The tree satisfies that beneath a non-leaf node on attribute `A` with check `V`, the records to the left of the node are less than `V`,
those to the right are greater than or equal to `V`.
Operations on kd-trees
Basic search in a kd-tree is to follow the nodes down the tree, following the branch on an attribute by choosing the side that matches the
record we are searching for.
Partial match search involves following both paths out of a node if do not know its value.
Similarly, for a range query, if the range straddles a query we have to follow both branches.
Nearest neighbor search is treated as a special kind of range query.
To do an insertion:
We first do a basic lookup search to find the leaf node the record should be inserted into.
If this node is not full, we add the record there.
If not, we choose the attribute that has the most possible values amongst those in the leaf node.
We then split the node in two based on the median value of this attribute and create a new interior node using this attribute and value.
To optimize kd-trees for disk rather than main memory,
rather than split on one value `V` at a node, split `n` ways based on block size.
Quad-trees
Quad-trees are a kind of two attribute index.

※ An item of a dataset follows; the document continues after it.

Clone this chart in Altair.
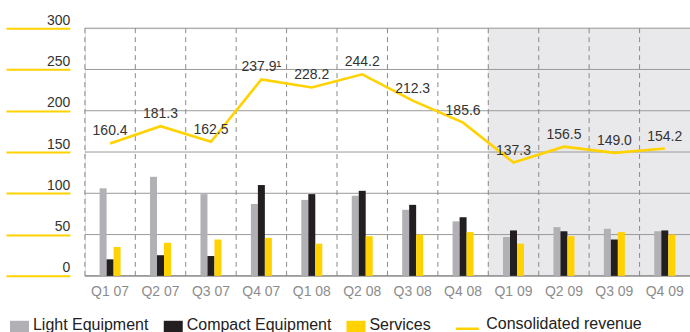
import altair as alt
import pandas as pd

quarters = ["Q1 07", "Q2 07", "Q3 07", "Q4 07", "Q1 08", "Q2 08",
            "Q3 08", "Q4 08", "Q1 09", "Q2 09", "Q3 09", "Q4 09"]
light = [106, 120, 99, 87, 92, 97, 80, 66, 47, 59, 57, 54]
compact = [20, 25, 24, 110, 99, 103, 86, 71, 55, 54, 44, 55]
services = [35, 40, 44, 46, 39, 48, 50, 53, 39, 48, 53, 50]
revenue = [160.4, 181.3, 162.5, 237.9, 228.2, 244.2, 212.3, 185.6, 137.3, 156.5, 149.0, 154.2]
revenue_labels = ["160.4", "181.3", "162.5", "237.9\u00b9", "228.2", "244.2",
                  "212.3", "185.6", "137.3", "156.5", "149.0", "154.2"]
shaded = ["Q1 09", "Q2 09", "Q3 09", "Q4 09"]
y_ticks = [0, 50, 100, 150, 200, 250, 300]

bar_series = ["Light Equipment", "Compact Equipment", "Services"]
bar_colors = ["#b1b1b5", "#231f20", "#ffd200"]
line_series = ["Consolidated revenue"]
line_colors = ["#ffd200"]

FONT = "Liberation Sans"

bars_df = pd.DataFrame(
    [{"q": q, "series": s, "v": v}
     for s, vals in zip(bar_series, [light, compact, services])
     for q, v in zip(quarters, vals)]
)
line_df = pd.DataFrame({"q": quarters, "v": revenue, "label": revenue_labels,
                        "series": line_series[0]})
shade_df = pd.DataFrame({"q": shaded, "top": 300, "bottom": 0})
grid_df = pd.DataFrame({"y": y_ticks})
vgrid_df = pd.DataFrame({"q": quarters})

xscale = alt.Scale(domain=quarters, paddingInner=0, paddingOuter=0)
yscale = alt.Scale(domain=[0, 300], nice=False)

x_axis = alt.Axis(title=None, ticks=False, domain=False, grid=False,
                  labelFont=FONT, labelFontSize=14, labelColor="#8c8c8c",
                  labelPadding=9, labelAngle=0)
y_axis = alt.Axis(title=None, values=y_ticks, domain=False, grid=False,
                  ticks=True, tickSize=64, tickColor="#ffd200", tickWidth=2,
                  offset=15, labelPadding=-64, labelAlign="right",
                  labelBaseline="alphabetic", labelOffset=-4,
                  labelFont=FONT, labelFontSize=14, labelColor="#333333")

shade = alt.Chart(shade_df).mark_rect(color="#e9e9eb", stroke="#e9e9eb", strokeWidth=0.6).encode(
    x=alt.X("q:N", scale=xscale, axis=x_axis, sort=quarters),
    y=alt.Y("top:Q", scale=yscale, axis=y_axis),
    y2="bottom:Q",
)

hgrid = alt.Chart(grid_df).mark_rule(color="#9a9a9a").encode(
    y=alt.Y("y:Q", scale=yscale),
    strokeWidth=alt.condition("datum.y == 0", alt.value(1.6), alt.value(1)),
)

vgrid = alt.Chart(vgrid_df).mark_rule(color="#8a8a8a", strokeWidth=1, strokeDash=[5, 4]).encode(
    x=alt.X("q:N", scale=xscale, sort=quarters, bandPosition=0),
    y=alt.datum(300, scale=yscale),
    y2=alt.datum(0),
)

bars = alt.Chart(bars_df).mark_bar().encode(
    x=alt.X("q:N", scale=xscale, sort=quarters),
    xOffset=alt.XOffset("series:N", scale=alt.Scale(domain=bar_series, paddingInner=0,
                                                     paddingOuter=0, range=[14.75, 35.75])),
    y=alt.Y("v:Q", scale=yscale),
    color=alt.Color("series:N", scale=alt.Scale(domain=bar_series, range=bar_colors),
                    legend=alt.Legend(
                        title=None, orient="none", direction="horizontal",
                        legendX=-75, legendY=293, padding=0,
                        symbolSize=361, symbolType="square", symbolStrokeWidth=0,
                        symbolOpacity=1,
                        labelFont=FONT, labelFontSize=16, labelColor="#222222",
                        labelBaseline="alphabetic", labelOffset=4, columnPadding=15)),
)

line = alt.Chart(line_df).mark_line(strokeWidth=2.6).encode(
    x=alt.X("q:N", scale=xscale, sort=quarters),
    y=alt.Y("v:Q", scale=yscale),
    stroke=alt.Stroke("series:N", scale=alt.Scale(domain=line_series, range=line_colors),
                      legend=alt.Legend(
                          title=None, orient="none", direction="horizontal",
                          legendX=370, legendY=288, padding=0,
                          symbolSize=529, symbolType="stroke", symbolStrokeWidth=2.5,
                          labelFont=FONT, labelFontSize=16, labelColor="#222222",
                          labelBaseline="alphabetic", labelOffset=6)),
)

labels = alt.Chart(line_df).mark_text(font=FONT, fontSize=14, color="#333333",
                                      baseline="middle", dy=-12).encode(
    x=alt.X("q:N", scale=xscale, sort=quarters),
    y=alt.Y("v:Q", scale=yscale),
    text="label:N",
)

chart = alt.layer(shade, hgrid, vgrid, bars, line, labels).properties(
    width=606, height=248,
    autosize=alt.AutoSizeParams(type="none"),
    padding={"left": 85, "top": 28, "right": 0, "bottom": 56},
).configure_view(stroke=None).configure(background="white")

chart.save("out.html", embed_options={"renderer": "svg", "actions": False})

To keep things simple, call these attributes x, and y.
Leaf nodes contain record pointers.
Non leaf nodes store for each attribute the highest and lowest value that might appear in the whole tree for that attribute.
Let `mid_x = (low_x + high_x)/2` and `mid_y = (low_y + high_y)/2`.
Non leaf nodes also store four child node pointers for each quadrant given by the four rectangles ((`low_x, low_y`), (`mid_x, mid_y`)),
((`mid_x, low_y`), (`high_x, mid_y`)), ((`low_x, mid_y`), (`low_x, high_y`)), and ((`mid_x, mid_y`), (`high_x, high_y`)).
Quad-tree operations are similar to kd-trees.
For search down a tree, we follow the appropriate choice of one of the four child node pointers based on the record we are searching for.
To insert, we search to a leaf block and insert there, if possible.
If not, we split the node into four subregions and a parent node (percolating this up the tree).
In the above a * indicates one blocks worth of data.
Quad-tree can be generalized if have keys on more than two attributes.